By the end of an hour, the predictability of people’s reactions was beginning to wear on me, and I left the Invertebrate House to get another look at the orangutans before heading home. I can’t say for sure that my work made a lasting impression on anyone else, but it did give me a new level of respect for the real volunteers; imagine having to stand there hour after hour, answering the same questions and enduring the same, often annoying responses. I couldn’t do it if you paid me. (Well, actually, I could do it if you paid me—I just couldn’t do it for free.) Admittedly, it would give my stern remarks (“Stop tapping on the glass!”) more authority, but that’s never stopped me before. I’ve found that a severe attitude and an air of command are all you really need. That and a fleet foot, just in case an imposing parent takes offense.
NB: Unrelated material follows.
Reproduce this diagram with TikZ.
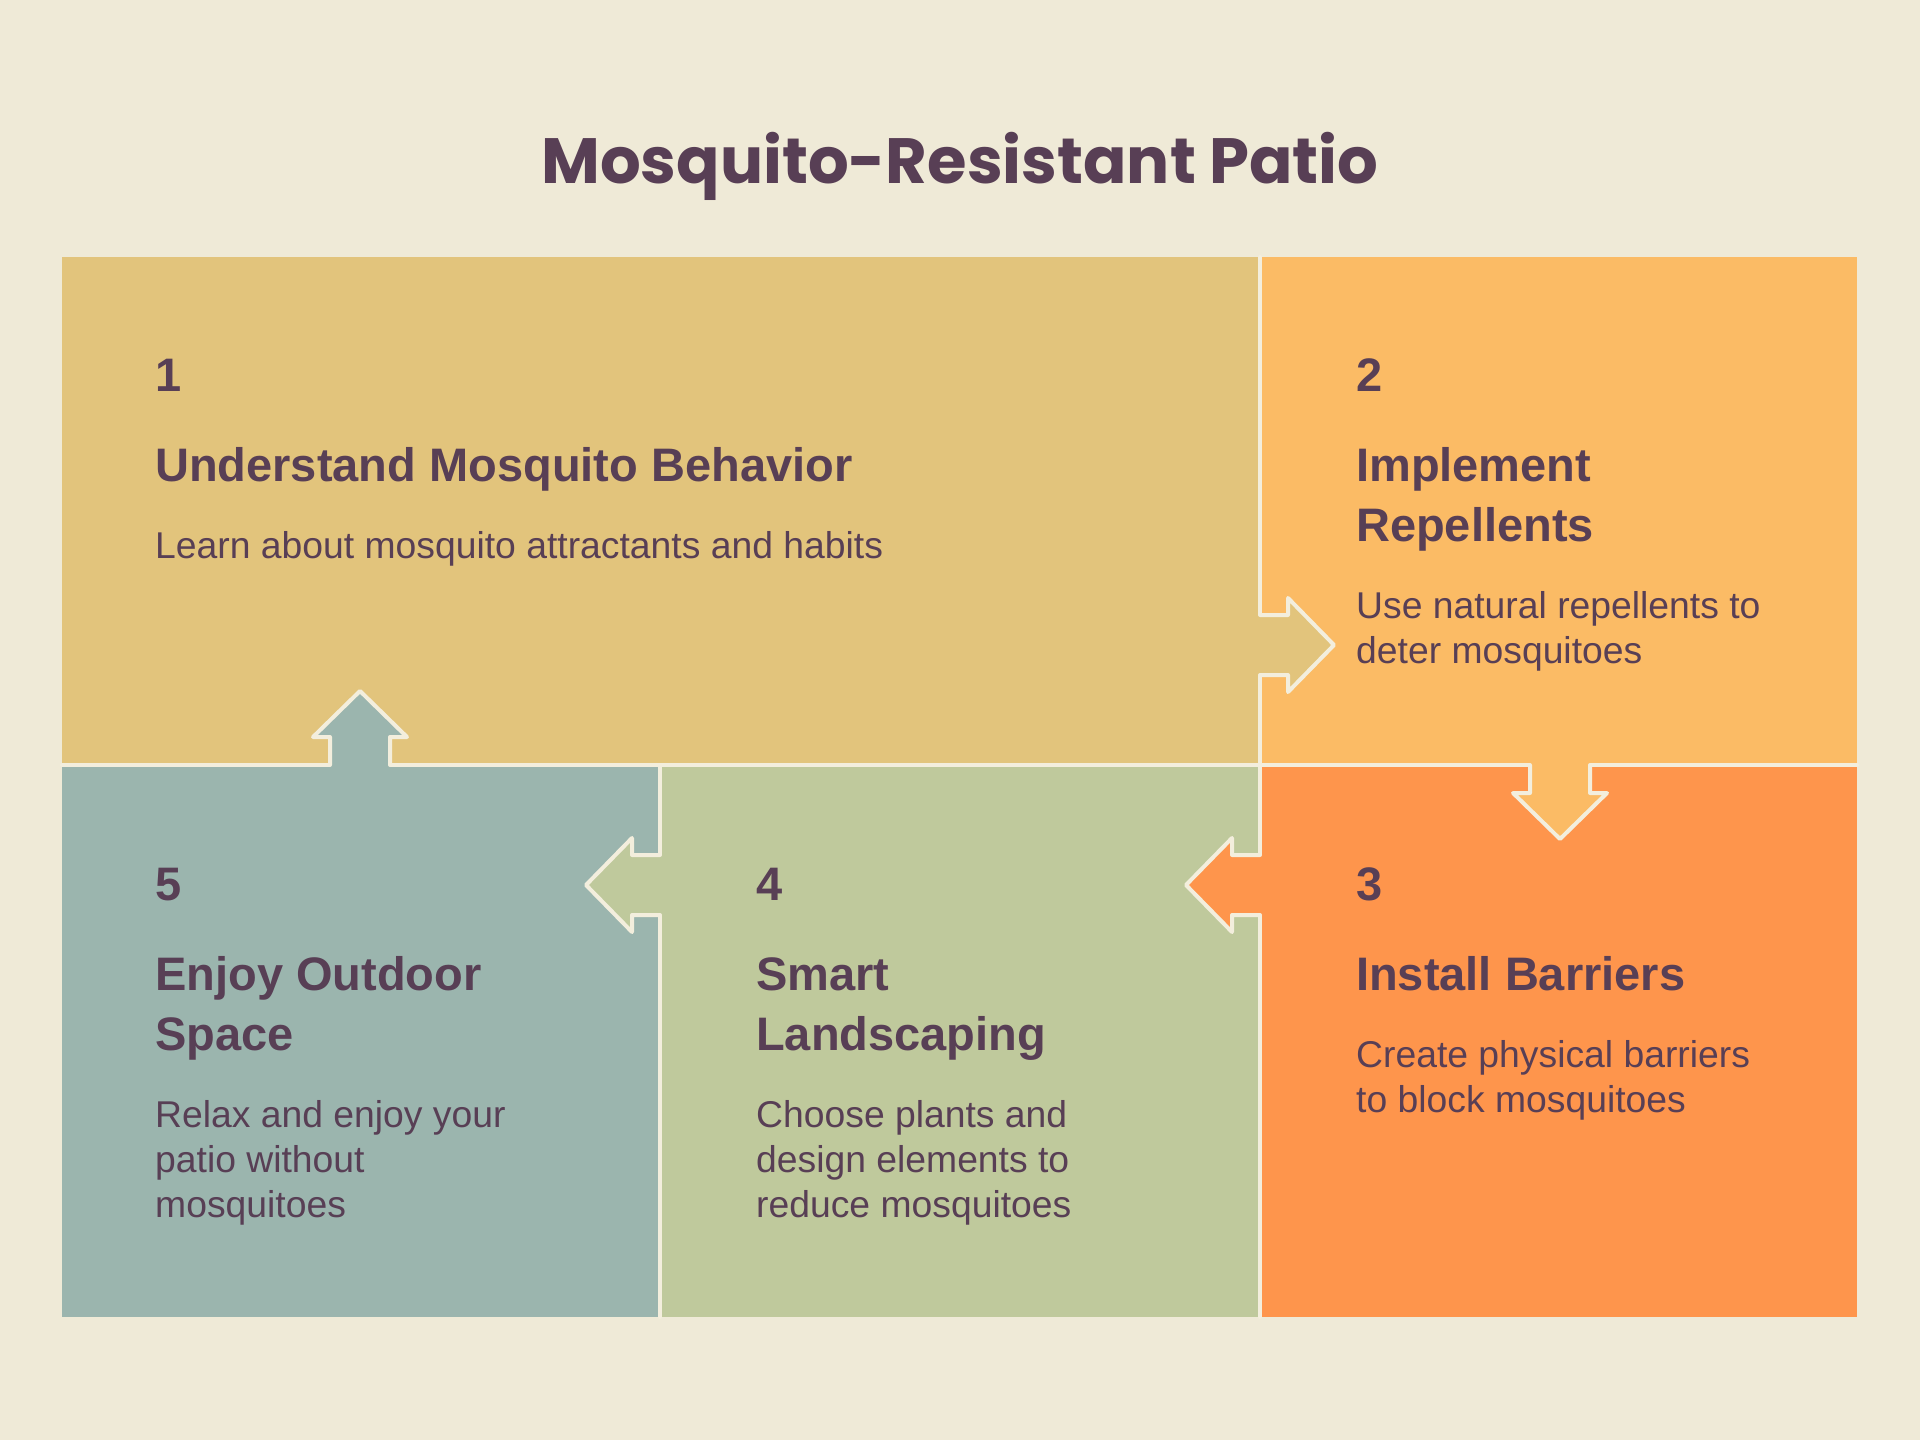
\documentclass[tikz,border=0pt]{standalone}
\usepackage{fontspec}
\setmainfont{Liberation Sans}
\newfontfamily\titlefont{Poppins}
\definecolor{bg}{HTML}{EFEAD7}
\definecolor{ink}{HTML}{583F55}
\definecolor{seamc}{HTML}{F3EEDD}
\definecolor{learnc}{HTML}{E2C47C}
\definecolor{repelc}{HTML}{FBBB65}
\definecolor{barrierc}{HTML}{FE954C}
\definecolor{landc}{HTML}{BFC99C}
\definecolor{enjoyc}{HTML}{9BB5AE}
\begin{document}
\begin{tikzpicture}[x=1pt,y=-1pt,
    seam/.style={draw=seamc,line width=4pt,line cap=round,line join=round},
    num/.style={anchor=base west,inner sep=0pt,text=ink,font=\bfseries\fontsize{47}{60}\selectfont},
    head/.style={anchor=base west,inner sep=0pt,text=ink,align=left,font=\bfseries\fontsize{47}{60}\selectfont},
    body/.style={anchor=base west,inner sep=0pt,text=ink,align=left,font=\fontsize{37.3}{45}\selectfont}]
    % Background
    \fill[bg] (0,0) rectangle (1920,1440);
    \useasboundingbox (0,0) rectangle (1920,1440);

    % Title
    \node[anchor=base,inner sep=0pt,text=ink,font=\titlefont\bfseries\fontsize{64}{70}\selectfont] (title) at (960,183) {Mosquito-Resistant Patio};

    % Boxes
    \fill[learnc] (62,257) rectangle (1260,765);
    \fill[repelc] (1260,257) rectangle (1857,765);
    \fill[barrierc] (1260,765) rectangle (1857,1317);
    \fill[landc] (660,765) rectangle (1260,1317);
    \fill[enjoyc] (62,765) rectangle (660,1317);

    % Seams between the boxes
    \draw[seam] (1260,257) -- (1260,1317);
    \draw[seam] (62,765) -- (1857,765);
    \draw[seam] (660,765) -- (660,1317);

    % Arrows through the seams (1 to 2, 2 to 3, 3 to 4, 4 to 5, 5 to 1)
    \fill[learnc] (1256,615) -- ++(32,0) -- ++(0,-17) -- ++(46,47) -- ++(-46,47) -- ++(0,-17) -- ++(-32,0) -- cycle;
    \draw[seam] (1260,615) -- ++(28,0) -- ++(0,-17) -- ++(46,47) -- ++(-46,47) -- ++(0,-17) -- ++(-28,0);
    \fill[repelc] (1530,761) -- ++(0,32) -- ++(-17,0) -- ++(47,46) -- ++(47,-46) -- ++(-17,0) -- ++(0,-32) -- cycle;
    \draw[seam] (1530,765) -- ++(0,28) -- ++(-17,0) -- ++(47,46) -- ++(47,-46) -- ++(-17,0) -- ++(0,-28);
    \fill[barrierc] (1264,855) -- ++(-32,0) -- ++(0,-17) -- ++(-46,47) -- ++(46,47) -- ++(0,-17) -- ++(32,0) -- cycle;
    \draw[seam] (1260,855) -- ++(-28,0) -- ++(0,-17) -- ++(-46,47) -- ++(46,47) -- ++(0,-17) -- ++(28,0);
    \fill[landc] (664,855) -- ++(-32,0) -- ++(0,-17) -- ++(-46,47) -- ++(46,47) -- ++(0,-17) -- ++(32,0) -- cycle;
    \draw[seam] (660,855) -- ++(-28,0) -- ++(0,-17) -- ++(-46,47) -- ++(46,47) -- ++(0,-17) -- ++(28,0);
    \fill[enjoyc] (330,769) -- ++(0,-32) -- ++(-17,0) -- ++(47,-46) -- ++(47,46) -- ++(-17,0) -- ++(0,32) -- cycle;
    \draw[seam] (330,765) -- ++(0,-28) -- ++(-17,0) -- ++(47,-46) -- ++(47,46) -- ++(-17,0) -- ++(0,28);

    % Step 1
    \node[num] (n1) at (155,391) {1};
    \node[head] (h1) at (155,481) {Understand Mosquito Behavior};
    \node[body] (t1) at (155,558) {Learn about mosquito attractants and habits};

    % Step 2
    \node[num] (n2) at (1356,391) {2};
    \node[head] (h2) at (1356,541) {Implement\\Repellents};
    \node[body] (t2) at (1356,663) {Use natural repellents to\\deter mosquitoes};

    % Step 3
    \node[num] (n3) at (1356,900) {3};
    \node[head] (h3) at (1356,990) {Install Barriers};
    \node[body] (t3) at (1356,1112) {Create physical barriers\\to block mosquitoes};

    % Step 4
    \node[num] (n4) at (756,900) {4};
    \node[head] (h4) at (756,1050) {Smart\\Landscaping};
    \node[body] (t4) at (756,1217) {Choose plants and\\design elements to\\reduce mosquitoes};

    % Step 5
    \node[num] (n5) at (155,900) {5};
    \node[head] (h5) at (155,1050) {Enjoy Outdoor\\Space};
    \node[body] (t5) at (155,1217) {Relax and enjoy your\\patio without\\mosquitoes};
\end{tikzpicture}
\end{document}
[all cuttlefish photos--except the first--taken at the New England Aquarium, Boston, MA]


pattinase (abbott) said...

My grandson (3) observed two roly-polys, excuse the spelling which may be incorrect. He told me one was the mother and the other one was the baby. The father, he informed me, was wearing camouflage and that's why we couldn't see him today. I think he will be a good visitor to your zoo some day.

Olivia V. Ambrogio said...

That's terrific! -Incidentally, roly-polys (polies?) are the only land crustacean! (I believe they're a kind of isopod.) How great is that?!

Anonymous said...

I thought I was the only land crustacean! Oh well.

pattinase (abbott) said...

Wow. Wait till I tell him.

Anca said...

I find cuttlefish adorable. Great narrative, Olivia, from which I draw the lesson that I'd better not offer my volunteer services to the Zoo. "Take your arm off"?

rebecca said...

I know the exact feeling that prompted you to do this - too many times I've heard parents at the zoo point out gorillas or orangutans to their kids with the words "Look at the monkey!" That is not a monkey! Monkeys have tails!

Amber Coakley said...

Hi Olivia, I'm visiting from CotS - really enjoyed your post. Good on you for volunteering to help educate the zoo visitors. I've quite enjoyed the education too. ;-)

Olivia V. Ambrogio said...

Thanks--always happy to educate those who want to learn! :) --And sometimes those who don't (I too am driven crazy by the "Look at the monkey!" exclamations.)